Daily Express leant that the financing mix will include the issuance of a new Eurobond in the amount of US$750 million to US$1 billion in 2016.

This is to facilitate the elimination of government financing by the Bank of Ghana (BoG); to support international reserves; and to retire short-term domestic debt.

The Government of Ghana believes that the Eurobond, together with sustained fiscal consolidation, will help to continue reducing the volume of domestic debt issuance. The reduction in supply of domestic securities will coincide with renewed efforts to lengthen the maturities of domestic debt issuances.

“Consistent with this objective, the government recently opened the 2-year maturity segment to non-resident investors. The Ministry of Finance will also explore the possibility of credit lines arrangement or bridge financing for liquidity management purpose, in conjunction with a possible new BoG short-term credit window,” the government.

Over the medium-term, government said the financing mix will shift back to greater reliance on domestic debt, with further cuts in external borrowing in 2017 and 2018, when foreign exchange inflows will be boosted by oil and gas exports.

The Government said it has been implementing reforms which would deepen the domestic debt market. “The auction frequency of the 1-year and 2-year notes has been reduced to enhance the role of the secondary market. Benchmark securities will be introduced to improve the liquidity of the secondary market and facilitate price discovery.”

Ultimately, it indicated that the goal is to have a handful of benchmark securities, and retire over 270 non-fungible securities currently outstanding. The government plans to reopen existing securities to build benchmark securities. It would also implement exchange offers, in line with international best practices, in order to manage debt redemptions before maturity dates.
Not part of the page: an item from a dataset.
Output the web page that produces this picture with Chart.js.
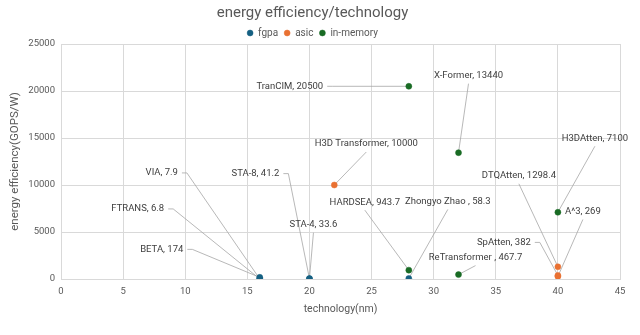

“The ongoing review of the primary dealer system is expected to be finalized in 2016. Greater price transparency and an increase in trading activities in the secondary market would be facilitated by a recently introduced new electronic trading platform. Additional reforms in 2016 will aim at revamping the repo market,” government pointed out.

The Government said it will continue to reinforce its debt management policy to reduce debt vulnerabilities through the use of additional initiatives including: On-lending and Escrow Arrangements; Sinking Fund; and Sovereign Guarantees.